Conde Nast, which bought Reddit five years ago, is considering spinning out the social news site.
The publisher would continue to own the site, but it's talking to investors about selling a stake. Sources tell me it is floating a $200 million valuation.
Reddit, which labored under the "Digg-clone" designation for many years, is now a much hotter version of Digg. Last summer, it was doing more than 400 million page views a month' now it's up to a billion. The free site has made some forays into advertising, but they've been very, very cautious.
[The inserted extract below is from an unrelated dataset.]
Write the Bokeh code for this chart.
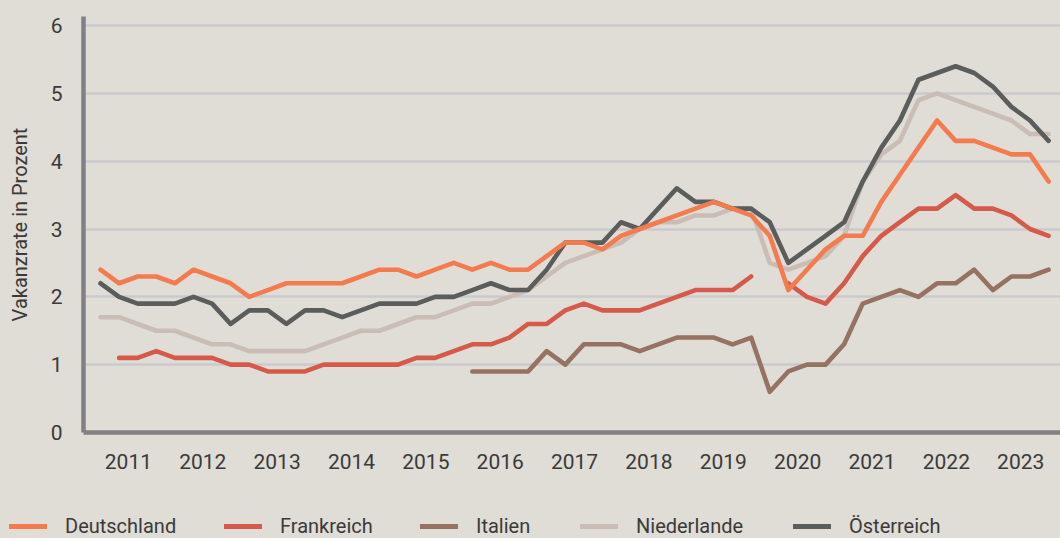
import numpy as np
from bokeh.plotting import figure
from bokeh.layouts import column
from bokeh.models import (Range1d, FixedTicker, CustomJSTickFormatter, Legend, LegendItem)
from bokeh.embed import file_html
from bokeh.resources import INLINE

# ---------------- data ----------------
years = list(range(2011, 2024))
quarters = [1, 2, 3, 4]
year_labels = [str(y) for y in years]
y_ticks = [0, 1, 2, 3, 4, 5, 6]

deutschland = [2.4, 2.2, 2.3, 2.3,  2.2, 2.4, 2.3, 2.2,  2.0, 2.1, 2.2, 2.2,
               2.2, 2.2, 2.3, 2.4,  2.4, 2.3, 2.4, 2.5,  2.4, 2.5, 2.4, 2.4,
               2.6, 2.8, 2.8, 2.7,  2.9, 3.0, 3.1, 3.2,  3.3, 3.4, 3.3, 3.2,
               2.9, 2.1, 2.4, 2.7,  2.9, 2.9, 3.4, 3.8,  4.2, 4.6, 4.3, 4.3,
               4.2, 4.1, 4.1, 3.7]
frankreich = [None, 1.1, 1.1, 1.2,  1.1, 1.1, 1.1, 1.0,  1.0, 0.9, 0.9, 0.9,
              1.0, 1.0, 1.0, 1.0,  1.0, 1.1, 1.1, 1.2,  1.3, 1.3, 1.4, 1.6,
              1.6, 1.8, 1.9, 1.8,  1.8, 1.8, 1.9, 2.0,  2.1, 2.1, 2.1, 2.3,
              None, 2.2, 2.0, 1.9,  2.2, 2.6, 2.9, 3.1,  3.3, 3.3, 3.5, 3.3,
              3.3, 3.2, 3.0, 2.9]
italien = [None] * 20 + [0.9, 0.9, 0.9, 0.9,  1.2, 1.0, 1.3, 1.3,  1.3, 1.2, 1.3, 1.4,
                         1.4, 1.4, 1.3, 1.4,  0.6, 0.9, 1.0, 1.0,  1.3, 1.9, 2.0, 2.1,
                         2.0, 2.2, 2.2, 2.4,  2.1, 2.3, 2.3, 2.4]
niederlande = [1.7, 1.7, 1.6, 1.5,  1.5, 1.4, 1.3, 1.3,  1.2, 1.2, 1.2, 1.2,
               1.3, 1.4, 1.5, 1.5,  1.6, 1.7, 1.7, 1.8,  1.9, 1.9, 2.0, 2.1,
               2.3, 2.5, 2.6, 2.7,  2.8, 3.0, 3.1, 3.1,  3.2, 3.2, 3.3, 3.3,
               2.5, 2.4, 2.5, 2.6,  2.9, 3.7, 4.1, 4.3,  4.9, 5.0, 4.9, 4.8,
               4.7, 4.6, 4.4, 4.4]
oesterreich = [2.2, 2.0, 1.9, 1.9,  1.9, 2.0, 1.9, 1.6,  1.8, 1.8, 1.6, 1.8,
               1.8, 1.7, 1.8, 1.9,  1.9, 1.9, 2.0, 2.0,  2.1, 2.2, 2.1, 2.1,
               2.4, 2.8, 2.8, 2.8,  3.1, 3.0, 3.3, 3.6,  3.4, 3.4, 3.3, 3.3,
               3.1, 2.5, 2.7, 2.9,  3.1, 3.7, 4.2, 4.6,  5.2, 5.3, 5.4, 5.3,
               5.1, 4.8, 4.6, 4.3]

series_names = ["Deutschland", "Frankreich", "Italien", "Niederlande", "Österreich"]
series_values = [deutschland, frankreich, italien, niederlande, oesterreich]
series_colors = ["#F47B50", "#D65A4B", "#967262", "#C9BDB6", "#5B5C5C"]

x = [y + (q - 1) / 4 for y in years for q in quarters]

# ---------------- style ----------------
BG = "#E0DCD6"
TXT = "#3A3A3A"
AXIS = "#818185"
GRID = "#C9C9CE"
FONT = "Roboto"
LW = 4.6

p = figure(width=1060, height=512, output_backend="svg", toolbar_location=None,
           x_range=Range1d(2010.771, 2023.91), y_range=Range1d(0, 6.133),
           min_border_left=83, min_border_right=0, min_border_top=16, min_border_bottom=80,
           background_fill_color=BG, border_fill_color=BG, outline_line_color=None,
           frame_align=False)

p.xgrid.grid_line_color = None
p.ygrid.ticker = FixedTicker(ticks=y_ticks[1:])
p.ygrid.grid_line_color = GRID
p.ygrid.grid_line_width = 2.5

p.yaxis.ticker = FixedTicker(ticks=y_ticks)
p.xaxis.ticker = FixedTicker(ticks=[y + 0.375 for y in years])
p.xaxis.formatter = CustomJSTickFormatter(args=dict(labels=year_labels, first=years[0]),
                                          code="return labels[Math.round(tick - 0.375 - first)];")
for ax in (p.xaxis[0], p.yaxis[0]):
    ax.axis_line_color = AXIS
    ax.axis_line_width = 4.5
    ax.major_tick_line_color = None
    ax.minor_tick_line_color = None
    ax.major_label_text_font = FONT
    ax.major_label_text_font_size = "21px"
    ax.major_label_text_color = TXT
p.xaxis.major_label_standoff = 15
p.yaxis.major_label_standoff = 15
p.yaxis.axis_label = "Vakanzrate in Prozent"
p.yaxis.axis_label_text_font = FONT
p.yaxis.axis_label_text_font_size = "20px"
p.yaxis.axis_label_text_font_style = "normal"
p.yaxis.axis_label_text_color = TXT
p.yaxis.axis_label_standoff = 16

draw_order = [3, 4, 2, 1, 0]
for k in draw_order:
    vals = [np.nan if v is None else v for v in series_values[k]]
    p.line(x, vals, line_color=series_colors[k], line_width=LW,
           line_join="round", line_cap="round")

# ---------------- legend strip ----------------
lg = figure(width=1060, height=26, output_backend="svg", toolbar_location=None,
            x_range=Range1d(0, 1), y_range=Range1d(0, 1), x_axis_type=None, y_axis_type=None,
            min_border_left=0, min_border_right=0, min_border_top=0, min_border_bottom=0,
            background_fill_color=BG, border_fill_color=BG, outline_line_color=None,
            frame_align=False)
lg.xgrid.grid_line_color = None
lg.ygrid.grid_line_color = None

legend_x = [9, 224, 420, 580, 793]
for k, name in enumerate(series_names):
    r = lg.line([np.nan], [np.nan], line_color=series_colors[k], line_width=5.2,
                line_cap="round")
    leg = Legend(items=[LegendItem(label=name, renderers=[r])],
                 location=(legend_x[k], 0), orientation="horizontal",
                 glyph_width=38, glyph_height=24, label_height=24, label_standoff=18,
                 padding=0, margin=0, spacing=0, border_line_color=None,
                 background_fill_alpha=0, label_text_font=FONT,
                 label_text_font_size="20px", label_text_color=TXT)
    lg.add_layout(leg)

page = column(p, lg, spacing=0, styles={"background-color": BG})
open("out.html", "w").write(file_html(page, INLINE))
The theory: taking Reddit outside of Conde Nast's corporate structure would make the site that much more valuable, and would give it a better chance to compete for capital, managers, and employees alongside the likes of zippy start-ups like Quora, StackExchange, etc.
The employee issue is particularly acute for Reddit right now, as most of its original team has left the company and the site is now operating with a bare-bones staff. People familiar with Conde Nast's thinking say the spin-off was contemplated before the most recent round of departures.
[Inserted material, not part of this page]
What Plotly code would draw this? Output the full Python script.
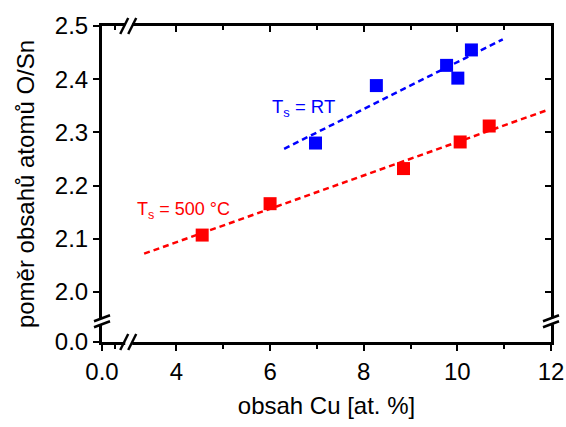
import plotly.graph_objects as go

# Data
cu_rt = [6.97, 8.27, 9.77, 10.01, 10.30]
os_rt = [2.280, 2.388, 2.426, 2.402, 2.455]
cu_500 = [4.55, 6.00, 8.85, 10.06, 10.68]
os_500 = [2.107, 2.166, 2.232, 2.282, 2.312]
fit_rt_x = [6.30, 10.97]
fit_rt_y = [2.269, 2.475]
fit_500_x = [3.31, 11.92]
fit_500_y = [2.072, 2.342]

x_range = [2.41, 12.0]
y_range = [1.906, 2.5]
x_tickvals = [2.41, 4, 6, 8, 10, 12]
x_ticktext = ["0.0", "4", "6", "8", "10", "12"]
x_minor = [2.69, 5, 7, 9, 11]
y_tickvals = [1.906, 2.0, 2.1, 2.2, 2.3, 2.4, 2.5]
y_ticktext = ["0.0", "2.0", "2.1", "2.2", "2.3", "2.4", "2.5"]
x_break = 2.97
y_break = 1.945

BLUE = "#0000FF"
RED = "#FF0000"
FONT = "Liberation Sans, Arial, sans-serif"

fig = go.Figure()
fig.add_trace(go.Scatter(x=fit_rt_x, y=fit_rt_y, mode="lines",
                         line=dict(color=BLUE, width=2.5, dash="6px,4px"), showlegend=False))
fig.add_trace(go.Scatter(x=fit_500_x, y=fit_500_y, mode="lines",
                         line=dict(color=RED, width=2.5, dash="6px,4px"), showlegend=False))
fig.add_trace(go.Scatter(x=cu_rt, y=os_rt, mode="markers",
                         marker=dict(symbol="square", size=13, color=BLUE, line=dict(width=0)),
                         showlegend=False))
fig.add_trace(go.Scatter(x=cu_500, y=os_500, mode="markers",
                         marker=dict(symbol="square", size=13, color=RED, line=dict(width=0)),
                         showlegend=False))
# dummy trace for mirror axes
fig.add_trace(go.Scatter(x=[None], y=[None], xaxis="x2", yaxis="y2", showlegend=False))

axis_common = dict(showline=True, linecolor="black", linewidth=3, showgrid=False,
                   zeroline=False, tickcolor="black", tickwidth=2, ticklen=6,
                   automargin=False)

fig.update_layout(
    width=566, height=427,
    margin=dict(l=102, r=15, t=26, b=85),
    plot_bgcolor="white", paper_bgcolor="white",
    font=dict(family=FONT, size=24, color="black"),
    xaxis=dict(range=x_range, tickmode="array", tickvals=x_tickvals, ticktext=x_ticktext,
               ticks="outside",
               minor=dict(tickmode="array", tickvals=x_minor, ticks="outside", ticklen=4,
                          tickwidth=2, tickcolor="black"),
               title=dict(text="obsah Cu [at. %]", standoff=14, font=dict(size=24)),
               **axis_common),
    yaxis=dict(range=y_range, tickmode="array", tickvals=y_tickvals, ticktext=y_ticktext,
               ticks="outside",
               title=dict(text="poměr obsahů atomů O/Sn", standoff=14, font=dict(size=24)),
               **axis_common),
    xaxis2=dict(range=x_range, overlaying="x", side="top", anchor="y", tickmode="array",
                tickvals=x_tickvals, ticks="inside", showticklabels=False,
                minor=dict(tickmode="array", tickvals=x_minor, ticks="inside", ticklen=4,
                           tickwidth=2, tickcolor="black"),
                **axis_common),
    yaxis2=dict(range=y_range, overlaying="y", side="right", anchor="x", tickmode="array",
                tickvals=y_tickvals, ticks="inside", showticklabels=False,
                **axis_common),
)

fig.add_annotation(x=6.0, y=2.345, xref="x", yref="y", xanchor="left", yanchor="middle",
                   text="T<sub>s</sub> = RT", showarrow=False,
                   font=dict(family=FONT, size=18.5, color=BLUE))
fig.add_annotation(x=3.12, y=2.154, xref="x", yref="y", xanchor="left", yanchor="middle",
                   text="T<sub>s</sub> = 500 °C", showarrow=False,
                   font=dict(family=FONT, size=18, color=RED))

# Axis break marks (pixel-sized shapes anchored on the axes)
def hbreak(xval, yp):
    fig.add_shape(type="rect", xref="x", yref="paper", xsizemode="pixel", ysizemode="pixel",
                  xanchor=xval, yanchor=yp, x0=-3, x1=4, y0=-3, y1=3,
                  fillcolor="white", line=dict(width=0), layer="above")
    for dx in (-4, 4):
        fig.add_shape(type="line", xref="x", yref="paper", xsizemode="pixel", ysizemode="pixel",
                      xanchor=xval, yanchor=yp, x0=dx - 4, x1=dx + 4, y0=-8, y1=8,
                      line=dict(color="black", width=2.5), layer="above")

def vbreak(xp, yval):
    fig.add_shape(type="rect", xref="paper", yref="y", xsizemode="pixel", ysizemode="pixel",
                  xanchor=xp, yanchor=yval, x0=-3, x1=3, y0=-3, y1=3,
                  fillcolor="white", line=dict(width=0), layer="above")
    for dy in (-3, 3):
        fig.add_shape(type="line", xref="paper", yref="y", xsizemode="pixel", ysizemode="pixel",
                      xanchor=xp, yanchor=yval, x0=-8, x1=8, y0=dy - 3, y1=dy + 3,
                      line=dict(color="black", width=2.5), layer="above")

hbreak(x_break, 0)
hbreak(x_break, 1)
vbreak(0, y_break)
vbreak(1, y_break)

fig.write_html("out.html", config={"displayModeBar": False},
               post_script="document.body.style.margin='0';document.body.style.overflow='hidden';")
"We love our Reddit asset, and it's a core asset for us, and it's getting more valuable every day," said Steve Newhouse, who runs digital operations for Advance Publications, Conde's parent company.
Newhouse, who wouldn't offer any other comment on Reddit, is also overseeing M&A for Advance. Last year he hired Yahoo dealmaker Andrew Siegel to kickstart Advance's efforts, and sold off some stock Advance held in Discovery Communications to give Siegel a $500 million starter fund.